Set exercise
Retype each line of the listing below, from the first through the one holding "Volume in the", with no other lines.

Data in this exercise
▽

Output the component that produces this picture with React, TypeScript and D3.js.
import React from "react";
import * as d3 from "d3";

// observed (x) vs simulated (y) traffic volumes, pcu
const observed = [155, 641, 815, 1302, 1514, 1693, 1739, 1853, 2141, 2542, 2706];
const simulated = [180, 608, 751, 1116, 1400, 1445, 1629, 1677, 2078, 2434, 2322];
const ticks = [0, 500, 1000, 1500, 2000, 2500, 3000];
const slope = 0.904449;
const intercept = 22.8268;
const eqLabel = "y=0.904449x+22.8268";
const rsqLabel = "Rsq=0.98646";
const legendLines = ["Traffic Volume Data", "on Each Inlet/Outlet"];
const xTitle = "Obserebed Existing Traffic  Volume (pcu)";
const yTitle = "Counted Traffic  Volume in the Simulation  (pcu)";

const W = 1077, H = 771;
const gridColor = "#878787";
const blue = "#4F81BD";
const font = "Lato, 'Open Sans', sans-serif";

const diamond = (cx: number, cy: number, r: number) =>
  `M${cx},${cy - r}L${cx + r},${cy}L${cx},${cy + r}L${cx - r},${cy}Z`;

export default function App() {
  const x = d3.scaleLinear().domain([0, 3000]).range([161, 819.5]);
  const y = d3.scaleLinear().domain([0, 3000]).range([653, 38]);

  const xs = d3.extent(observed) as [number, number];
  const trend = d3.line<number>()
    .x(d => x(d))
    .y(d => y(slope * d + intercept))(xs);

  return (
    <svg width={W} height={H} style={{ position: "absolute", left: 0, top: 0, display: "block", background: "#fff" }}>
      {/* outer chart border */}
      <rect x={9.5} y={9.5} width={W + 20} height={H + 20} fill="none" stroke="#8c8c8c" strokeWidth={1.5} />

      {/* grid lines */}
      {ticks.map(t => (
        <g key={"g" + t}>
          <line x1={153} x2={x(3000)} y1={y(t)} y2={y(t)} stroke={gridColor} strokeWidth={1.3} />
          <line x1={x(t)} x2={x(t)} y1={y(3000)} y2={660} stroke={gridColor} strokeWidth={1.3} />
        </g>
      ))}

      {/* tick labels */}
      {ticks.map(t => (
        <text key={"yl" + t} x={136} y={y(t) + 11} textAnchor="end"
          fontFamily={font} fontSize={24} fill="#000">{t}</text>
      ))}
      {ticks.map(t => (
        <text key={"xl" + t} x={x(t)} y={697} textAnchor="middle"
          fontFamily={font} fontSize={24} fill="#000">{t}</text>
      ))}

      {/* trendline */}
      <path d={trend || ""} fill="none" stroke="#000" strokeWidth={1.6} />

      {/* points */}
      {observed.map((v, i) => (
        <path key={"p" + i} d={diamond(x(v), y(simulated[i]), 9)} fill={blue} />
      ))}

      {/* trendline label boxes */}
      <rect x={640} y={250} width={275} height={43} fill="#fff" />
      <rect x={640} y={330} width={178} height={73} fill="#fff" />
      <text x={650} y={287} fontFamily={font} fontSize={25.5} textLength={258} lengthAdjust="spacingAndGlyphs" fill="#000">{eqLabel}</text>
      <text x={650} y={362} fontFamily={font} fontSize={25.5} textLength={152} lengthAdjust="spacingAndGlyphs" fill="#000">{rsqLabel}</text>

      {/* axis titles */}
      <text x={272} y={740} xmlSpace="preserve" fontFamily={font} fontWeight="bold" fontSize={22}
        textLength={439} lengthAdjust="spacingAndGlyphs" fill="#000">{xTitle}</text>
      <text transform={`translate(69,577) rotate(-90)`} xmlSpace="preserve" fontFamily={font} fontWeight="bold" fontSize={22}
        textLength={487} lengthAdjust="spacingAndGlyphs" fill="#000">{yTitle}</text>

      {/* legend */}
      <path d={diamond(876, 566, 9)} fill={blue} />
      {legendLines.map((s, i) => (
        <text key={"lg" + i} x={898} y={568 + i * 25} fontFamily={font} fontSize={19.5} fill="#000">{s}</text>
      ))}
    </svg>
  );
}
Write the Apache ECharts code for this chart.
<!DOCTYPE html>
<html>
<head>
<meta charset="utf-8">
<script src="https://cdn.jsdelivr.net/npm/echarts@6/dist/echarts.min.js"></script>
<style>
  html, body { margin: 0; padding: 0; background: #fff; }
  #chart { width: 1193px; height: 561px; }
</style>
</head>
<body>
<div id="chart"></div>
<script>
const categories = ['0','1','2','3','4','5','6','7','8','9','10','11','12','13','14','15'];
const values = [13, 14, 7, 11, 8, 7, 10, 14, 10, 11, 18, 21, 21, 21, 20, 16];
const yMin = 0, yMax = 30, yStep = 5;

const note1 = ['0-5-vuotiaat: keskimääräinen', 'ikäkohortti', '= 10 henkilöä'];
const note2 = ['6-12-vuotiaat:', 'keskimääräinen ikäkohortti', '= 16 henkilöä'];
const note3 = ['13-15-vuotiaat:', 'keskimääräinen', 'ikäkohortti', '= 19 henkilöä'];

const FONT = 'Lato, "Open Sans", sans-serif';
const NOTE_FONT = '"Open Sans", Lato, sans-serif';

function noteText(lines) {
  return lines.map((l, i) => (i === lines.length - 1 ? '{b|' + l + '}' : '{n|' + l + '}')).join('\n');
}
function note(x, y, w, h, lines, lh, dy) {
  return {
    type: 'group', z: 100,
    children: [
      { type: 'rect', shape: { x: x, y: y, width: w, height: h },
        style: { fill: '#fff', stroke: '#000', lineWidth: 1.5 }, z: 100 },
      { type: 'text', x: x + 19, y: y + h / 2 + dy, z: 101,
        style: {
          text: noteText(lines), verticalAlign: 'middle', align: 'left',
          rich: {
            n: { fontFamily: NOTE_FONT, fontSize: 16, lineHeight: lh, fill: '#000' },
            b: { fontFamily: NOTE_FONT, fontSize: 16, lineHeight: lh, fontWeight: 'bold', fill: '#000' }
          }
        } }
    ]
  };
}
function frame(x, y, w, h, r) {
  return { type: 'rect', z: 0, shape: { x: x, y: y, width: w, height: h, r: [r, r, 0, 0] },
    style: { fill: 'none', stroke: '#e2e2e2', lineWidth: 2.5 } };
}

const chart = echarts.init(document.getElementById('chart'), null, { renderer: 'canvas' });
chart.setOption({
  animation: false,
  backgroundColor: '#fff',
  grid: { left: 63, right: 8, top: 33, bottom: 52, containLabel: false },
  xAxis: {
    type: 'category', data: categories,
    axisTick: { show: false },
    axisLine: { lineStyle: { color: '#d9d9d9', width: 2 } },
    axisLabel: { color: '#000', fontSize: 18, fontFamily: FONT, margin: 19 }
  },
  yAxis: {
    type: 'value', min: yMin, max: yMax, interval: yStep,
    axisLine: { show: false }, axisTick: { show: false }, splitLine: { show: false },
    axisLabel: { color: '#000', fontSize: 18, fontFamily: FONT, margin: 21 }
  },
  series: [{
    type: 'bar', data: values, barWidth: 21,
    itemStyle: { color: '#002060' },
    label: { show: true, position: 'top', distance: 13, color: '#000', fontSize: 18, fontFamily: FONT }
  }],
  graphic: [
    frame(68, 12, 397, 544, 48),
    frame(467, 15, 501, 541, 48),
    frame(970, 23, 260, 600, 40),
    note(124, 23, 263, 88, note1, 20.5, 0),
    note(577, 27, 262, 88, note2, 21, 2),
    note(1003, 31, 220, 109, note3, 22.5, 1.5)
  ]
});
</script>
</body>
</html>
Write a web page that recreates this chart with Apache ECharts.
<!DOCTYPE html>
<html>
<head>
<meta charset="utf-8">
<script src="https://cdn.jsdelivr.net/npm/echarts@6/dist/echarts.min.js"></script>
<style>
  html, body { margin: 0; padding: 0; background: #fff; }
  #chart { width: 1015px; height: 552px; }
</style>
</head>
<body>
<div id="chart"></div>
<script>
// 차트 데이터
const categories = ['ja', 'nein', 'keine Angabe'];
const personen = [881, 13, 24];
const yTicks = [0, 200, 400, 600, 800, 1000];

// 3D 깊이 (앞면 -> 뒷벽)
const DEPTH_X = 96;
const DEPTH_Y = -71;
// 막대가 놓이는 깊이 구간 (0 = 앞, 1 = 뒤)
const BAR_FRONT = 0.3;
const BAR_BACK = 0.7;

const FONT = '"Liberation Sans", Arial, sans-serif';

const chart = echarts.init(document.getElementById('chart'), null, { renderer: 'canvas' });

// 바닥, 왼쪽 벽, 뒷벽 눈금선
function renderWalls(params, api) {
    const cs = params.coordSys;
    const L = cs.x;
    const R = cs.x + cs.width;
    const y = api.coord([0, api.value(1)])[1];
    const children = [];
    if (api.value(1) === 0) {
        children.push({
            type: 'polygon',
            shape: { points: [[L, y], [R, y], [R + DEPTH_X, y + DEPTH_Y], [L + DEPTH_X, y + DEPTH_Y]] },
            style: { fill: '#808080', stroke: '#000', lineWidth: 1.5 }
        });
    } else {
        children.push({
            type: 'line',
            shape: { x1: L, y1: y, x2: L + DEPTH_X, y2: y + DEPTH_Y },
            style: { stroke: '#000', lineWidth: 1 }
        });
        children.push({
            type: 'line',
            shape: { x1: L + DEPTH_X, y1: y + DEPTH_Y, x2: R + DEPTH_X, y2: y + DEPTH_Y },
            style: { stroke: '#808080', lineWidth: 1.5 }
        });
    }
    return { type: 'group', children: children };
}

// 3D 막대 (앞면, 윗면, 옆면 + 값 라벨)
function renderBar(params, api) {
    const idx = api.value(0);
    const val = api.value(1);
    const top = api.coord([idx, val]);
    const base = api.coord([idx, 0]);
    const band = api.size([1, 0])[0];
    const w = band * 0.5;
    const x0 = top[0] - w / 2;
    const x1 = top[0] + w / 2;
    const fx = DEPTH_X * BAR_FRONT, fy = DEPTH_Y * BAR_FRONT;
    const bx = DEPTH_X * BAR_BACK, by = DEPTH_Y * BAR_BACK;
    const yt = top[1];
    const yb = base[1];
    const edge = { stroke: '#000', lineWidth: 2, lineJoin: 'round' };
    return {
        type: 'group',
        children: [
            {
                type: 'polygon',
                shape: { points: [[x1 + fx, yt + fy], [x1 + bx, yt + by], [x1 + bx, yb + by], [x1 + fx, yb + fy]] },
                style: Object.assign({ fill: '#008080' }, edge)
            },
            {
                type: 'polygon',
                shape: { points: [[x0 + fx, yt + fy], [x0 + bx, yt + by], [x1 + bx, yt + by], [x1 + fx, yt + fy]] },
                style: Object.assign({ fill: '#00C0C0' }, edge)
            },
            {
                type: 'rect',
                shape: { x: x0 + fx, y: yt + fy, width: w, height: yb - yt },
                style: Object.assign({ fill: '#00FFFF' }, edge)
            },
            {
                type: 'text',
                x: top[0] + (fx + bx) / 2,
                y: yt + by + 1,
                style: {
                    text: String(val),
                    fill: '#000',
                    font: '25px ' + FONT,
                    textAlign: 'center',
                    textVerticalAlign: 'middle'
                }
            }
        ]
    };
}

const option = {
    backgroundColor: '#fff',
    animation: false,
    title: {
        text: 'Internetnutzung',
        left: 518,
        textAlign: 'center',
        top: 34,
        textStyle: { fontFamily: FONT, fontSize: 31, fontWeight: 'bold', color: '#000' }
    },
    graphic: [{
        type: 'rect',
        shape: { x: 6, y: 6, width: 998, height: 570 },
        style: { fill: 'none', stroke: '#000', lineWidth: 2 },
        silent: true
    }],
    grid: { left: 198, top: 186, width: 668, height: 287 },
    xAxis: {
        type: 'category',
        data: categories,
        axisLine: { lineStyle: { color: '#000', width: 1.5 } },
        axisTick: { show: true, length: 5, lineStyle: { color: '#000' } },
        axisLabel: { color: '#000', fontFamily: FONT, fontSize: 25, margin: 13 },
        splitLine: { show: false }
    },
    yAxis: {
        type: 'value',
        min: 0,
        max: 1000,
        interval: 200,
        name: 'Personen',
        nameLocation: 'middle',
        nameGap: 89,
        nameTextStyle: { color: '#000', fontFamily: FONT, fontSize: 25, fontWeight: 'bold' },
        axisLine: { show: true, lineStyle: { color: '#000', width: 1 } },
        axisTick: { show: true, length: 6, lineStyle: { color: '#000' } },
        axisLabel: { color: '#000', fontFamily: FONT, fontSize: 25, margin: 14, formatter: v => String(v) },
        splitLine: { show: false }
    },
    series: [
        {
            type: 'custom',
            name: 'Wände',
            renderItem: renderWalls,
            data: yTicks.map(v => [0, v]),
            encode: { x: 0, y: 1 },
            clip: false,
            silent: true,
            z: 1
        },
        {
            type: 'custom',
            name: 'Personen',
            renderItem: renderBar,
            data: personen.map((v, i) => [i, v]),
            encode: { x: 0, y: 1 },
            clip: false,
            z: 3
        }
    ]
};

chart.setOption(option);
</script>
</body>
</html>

△

Exercise answer
Output the component that produces this picture with React, TypeScript and D3.js.
import React from "react";
import * as d3 from "d3";

// observed (x) vs simulated (y) traffic volumes, pcu
const observed = [155, 641, 815, 1302, 1514, 1693, 1739, 1853, 2141, 2542, 2706];
const simulated = [180, 608, 751, 1116, 1400, 1445, 1629, 1677, 2078, 2434, 2322];
const ticks = [0, 500, 1000, 1500, 2000, 2500, 3000];
const slope = 0.904449;
const intercept = 22.8268;
const eqLabel = "y=0.904449x+22.8268";
const rsqLabel = "Rsq=0.98646";
const legendLines = ["Traffic Volume Data", "on Each Inlet/Outlet"];
const xTitle = "Obserebed Existing Traffic  Volume (pcu)";
const yTitle = "Counted Traffic  Volume in the Simulation  (pcu)";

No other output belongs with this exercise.